§ Short exercise
Filter the listing and keep only the lines with the word "this".

§ Material to process
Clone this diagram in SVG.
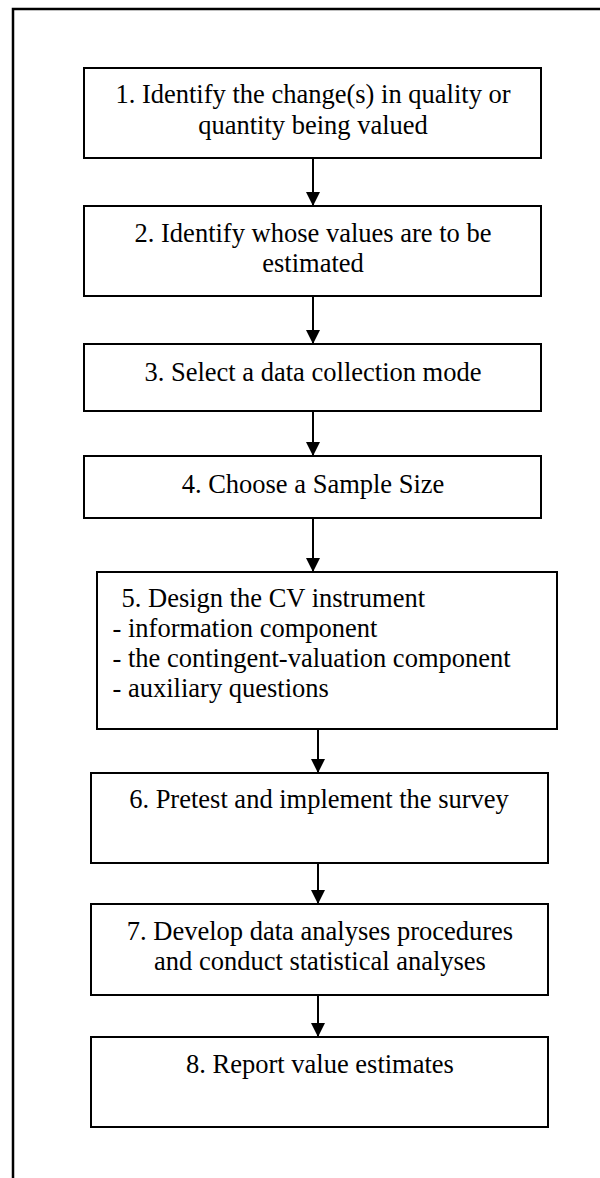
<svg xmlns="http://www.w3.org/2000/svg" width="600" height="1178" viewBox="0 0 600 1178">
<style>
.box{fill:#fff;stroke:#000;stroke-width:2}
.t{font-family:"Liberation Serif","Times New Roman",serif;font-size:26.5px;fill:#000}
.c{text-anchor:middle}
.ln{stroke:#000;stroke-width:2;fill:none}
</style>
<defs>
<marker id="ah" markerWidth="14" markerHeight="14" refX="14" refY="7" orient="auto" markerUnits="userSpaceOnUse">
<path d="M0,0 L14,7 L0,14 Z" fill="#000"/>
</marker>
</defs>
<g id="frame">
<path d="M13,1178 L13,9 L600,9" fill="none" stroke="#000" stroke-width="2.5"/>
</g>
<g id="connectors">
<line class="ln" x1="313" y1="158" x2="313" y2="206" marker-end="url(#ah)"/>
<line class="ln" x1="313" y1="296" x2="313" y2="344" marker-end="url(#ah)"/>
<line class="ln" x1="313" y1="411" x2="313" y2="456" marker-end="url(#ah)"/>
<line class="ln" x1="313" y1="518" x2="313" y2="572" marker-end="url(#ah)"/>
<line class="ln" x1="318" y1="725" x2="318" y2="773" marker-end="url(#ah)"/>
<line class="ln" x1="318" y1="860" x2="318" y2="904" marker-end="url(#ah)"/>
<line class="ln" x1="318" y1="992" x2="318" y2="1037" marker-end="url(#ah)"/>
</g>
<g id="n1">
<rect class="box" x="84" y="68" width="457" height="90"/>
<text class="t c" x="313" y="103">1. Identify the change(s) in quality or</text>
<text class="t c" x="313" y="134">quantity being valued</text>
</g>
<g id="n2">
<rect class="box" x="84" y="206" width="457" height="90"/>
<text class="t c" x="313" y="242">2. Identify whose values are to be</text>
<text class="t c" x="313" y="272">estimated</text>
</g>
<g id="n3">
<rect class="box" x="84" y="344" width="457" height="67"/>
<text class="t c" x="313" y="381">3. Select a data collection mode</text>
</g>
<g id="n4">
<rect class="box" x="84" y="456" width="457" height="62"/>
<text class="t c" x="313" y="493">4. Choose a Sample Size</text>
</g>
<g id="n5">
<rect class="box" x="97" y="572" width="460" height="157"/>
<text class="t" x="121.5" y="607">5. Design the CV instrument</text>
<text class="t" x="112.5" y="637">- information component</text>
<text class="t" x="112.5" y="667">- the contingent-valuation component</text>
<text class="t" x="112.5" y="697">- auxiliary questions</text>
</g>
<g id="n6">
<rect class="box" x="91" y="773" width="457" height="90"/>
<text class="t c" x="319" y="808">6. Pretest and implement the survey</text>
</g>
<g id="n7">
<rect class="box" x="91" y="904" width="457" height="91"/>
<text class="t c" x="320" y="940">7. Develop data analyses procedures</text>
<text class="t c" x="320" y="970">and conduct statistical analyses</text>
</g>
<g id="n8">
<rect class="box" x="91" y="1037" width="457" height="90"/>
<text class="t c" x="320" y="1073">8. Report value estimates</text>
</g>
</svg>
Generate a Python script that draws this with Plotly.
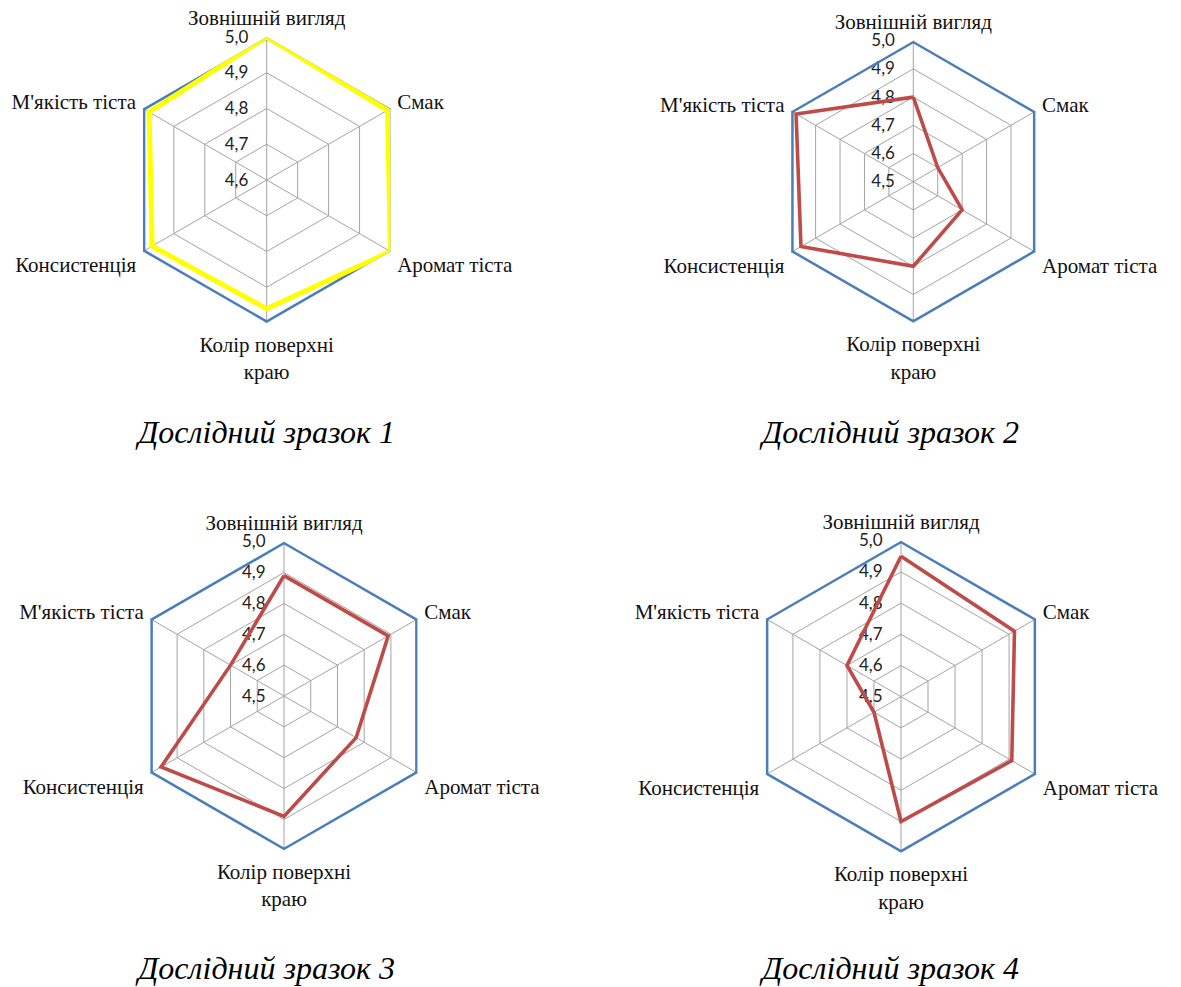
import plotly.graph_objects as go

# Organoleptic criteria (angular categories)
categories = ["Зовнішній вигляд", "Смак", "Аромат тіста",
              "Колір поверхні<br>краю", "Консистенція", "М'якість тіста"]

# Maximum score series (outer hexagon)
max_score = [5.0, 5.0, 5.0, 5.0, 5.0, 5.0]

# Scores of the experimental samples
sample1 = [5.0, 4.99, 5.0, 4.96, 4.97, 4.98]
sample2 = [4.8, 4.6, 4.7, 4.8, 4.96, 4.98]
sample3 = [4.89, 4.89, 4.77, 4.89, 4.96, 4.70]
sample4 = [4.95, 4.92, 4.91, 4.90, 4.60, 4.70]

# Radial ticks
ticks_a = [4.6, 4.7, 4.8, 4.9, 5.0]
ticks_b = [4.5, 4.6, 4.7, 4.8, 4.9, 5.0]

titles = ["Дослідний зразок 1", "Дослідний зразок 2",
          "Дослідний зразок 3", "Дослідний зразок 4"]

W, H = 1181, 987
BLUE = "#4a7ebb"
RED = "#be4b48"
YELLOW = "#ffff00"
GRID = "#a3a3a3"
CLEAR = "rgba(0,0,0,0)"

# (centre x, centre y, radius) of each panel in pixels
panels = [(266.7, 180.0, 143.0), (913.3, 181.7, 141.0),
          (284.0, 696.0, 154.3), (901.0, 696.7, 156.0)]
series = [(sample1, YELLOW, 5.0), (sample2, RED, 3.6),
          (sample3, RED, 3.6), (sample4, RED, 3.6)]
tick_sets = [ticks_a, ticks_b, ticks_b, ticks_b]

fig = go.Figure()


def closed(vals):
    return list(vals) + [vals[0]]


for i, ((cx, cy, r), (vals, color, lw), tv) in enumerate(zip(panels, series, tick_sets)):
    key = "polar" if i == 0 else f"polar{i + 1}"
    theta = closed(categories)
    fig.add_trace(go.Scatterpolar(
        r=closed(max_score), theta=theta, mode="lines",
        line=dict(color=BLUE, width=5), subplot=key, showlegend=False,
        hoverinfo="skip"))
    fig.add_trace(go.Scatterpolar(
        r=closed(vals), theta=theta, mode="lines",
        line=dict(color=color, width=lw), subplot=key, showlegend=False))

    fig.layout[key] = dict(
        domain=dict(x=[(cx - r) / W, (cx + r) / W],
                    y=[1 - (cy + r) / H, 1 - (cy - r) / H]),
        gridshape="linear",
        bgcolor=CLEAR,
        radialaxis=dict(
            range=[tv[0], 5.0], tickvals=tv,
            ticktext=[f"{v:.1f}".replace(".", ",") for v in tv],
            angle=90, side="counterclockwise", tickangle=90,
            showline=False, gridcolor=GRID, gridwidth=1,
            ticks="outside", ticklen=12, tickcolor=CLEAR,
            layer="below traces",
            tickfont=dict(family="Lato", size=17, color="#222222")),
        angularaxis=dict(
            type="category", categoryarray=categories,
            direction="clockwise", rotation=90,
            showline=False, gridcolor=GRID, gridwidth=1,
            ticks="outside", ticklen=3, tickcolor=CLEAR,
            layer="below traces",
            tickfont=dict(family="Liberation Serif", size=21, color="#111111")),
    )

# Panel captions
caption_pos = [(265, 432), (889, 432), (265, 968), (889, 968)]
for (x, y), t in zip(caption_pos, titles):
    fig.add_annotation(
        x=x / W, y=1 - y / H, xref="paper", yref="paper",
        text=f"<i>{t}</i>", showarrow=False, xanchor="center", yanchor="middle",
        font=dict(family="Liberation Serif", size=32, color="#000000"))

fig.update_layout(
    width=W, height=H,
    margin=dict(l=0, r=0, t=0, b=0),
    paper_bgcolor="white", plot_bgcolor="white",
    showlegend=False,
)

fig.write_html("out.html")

§ Output
Clone this diagram in SVG.
Generate a Python script that draws this with Plotly.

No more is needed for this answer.